We decided to leverage our experience and to load our software on to our own CDN servers around the world, and to create a JS client side module that publishers would embed in their video page, to create a third generation video CDN that is available to all video publishers.  By streaming every video stream from multiple servers in chunks, this architecture can provide much faster video start times, less re-buffering, and a lower cost structure.

Hola is now selling this solution worldwide, with initial large deployments doing well.

Do you compete with or supplement other CDN services?

We supplement CDNs that do non-video delivery well, by providing an add-on CDN for video only.

What products do you offer?

The Hola CDN includes a free statistics module that displays the aggregate user performance (start time, seek time, rebuffering rate, video quality, etc.), a multi CDN module that enables use of multiple CDNs in parallel with mid-stream switching between them (through a smart client, without changing the DNS), and the Hola CDN video streaming service itself.  The statistics module and the Multi CDN module are both free, and do not require publishers to subscribe to the Hola streaming service.  Go to HolaCDN.com for instructions on how to use these modules.

What differentiates Hola CDN from the competition?

The third generation architecture for delivering video comprising of a client side code that communicates with the CDN server network, so that any site can be as fast and smooth as YouTube and Netflix.

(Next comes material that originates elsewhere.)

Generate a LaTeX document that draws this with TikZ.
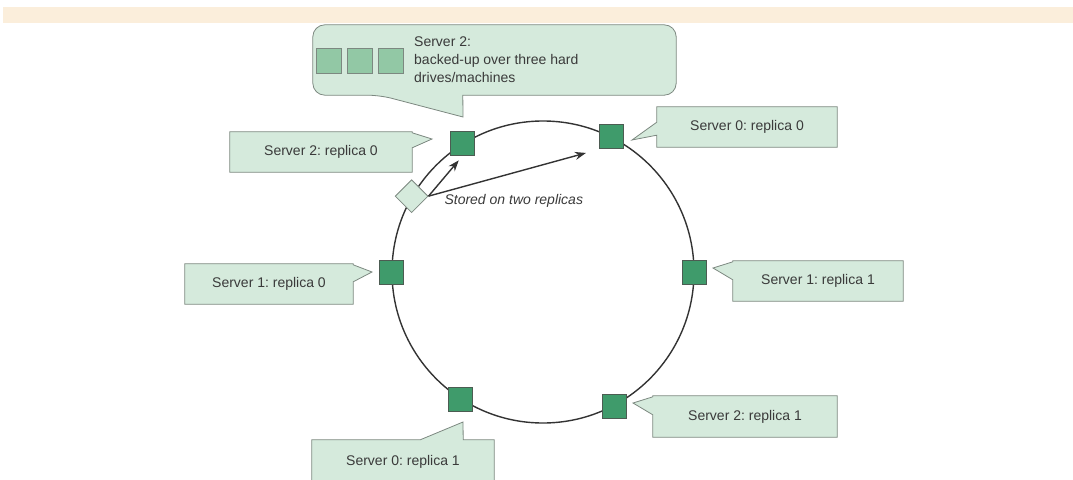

For video delivery companies, do you offer better performance, lower price or both? How can you achieve those goals?

Both.  Faster because we “auction” each chunk to get it from the fastest server from our network or from the publisher’s existing CDN that can deliver it, and by building out “fast start” servers that serve the first few seconds really fast (better hardware, faster connections, and by storing only the first few seconds of each video).  Cheaper because our mid-stream switching technology fetches chunks of data further down the buffer from servers in other locations, thus evening out the demand on local severs.

What features do you plan on adding in the next 12 months?

Often it’s the ads themselves that slow down the video start times, due to the ad networks’ slow response (in some cases) or the slow serving of the ads, or the time it takes to “stitch” the end of the ad to the start of the videos in other cases.  We are building client side technologies to make ad serving faster.  We are also building top-line metrics in to our statistics dashboard, to enable comparison of ad revenue per user by CDN from which content is shown, to enable A/B testing of what performance does to viewership of content and ads.

The video delivery CDN market is the most competitive segment within the CDN industry, how will you thrive long term?

While all the talk in the industry is about the CDN cost on one hand, and the number of POPs that a CDN has on the other, Hola is changing the discussion.  On the cost side, Hola’s technology gives us a different cost structure, where at “breakneck” market pricing we are still extremely profitable.  On the other hand we don’t talk about POPs, jitter, or any other metric that does not involve direct user quality of experience.  We are the only vendor that provides free statistics / analytics dashboards to all, so that our video delivery can be compared in its real results (video start time, buffering, video quality, seek time) to other CDNs.

At the end, in Western countries, the cost of delivery is marginal to publishers, whereas the difference in revenues is huge when performance is dramatically improved. (in South East Asia, South America, Japan and Australia, the video delivery costs are still prohibitive.  In those geographies, Hola’s delivery costs becomes a game changer).

How does your service work with mobile video delivery?

Same.

Is there anything else you would like to share regarding Hola CDN?

Hola is now 110 people, profitable, and growing to 200 folks by end of 2016.  We are hiring tech talents around the world – apply at hola.org/jobs.

Our investors include Horizons ventures (from Li Ka Shing, owner of Hutchison), Orange, DFJ and others.  We’ve raised $30m to make a faster Internet, and we are on our way!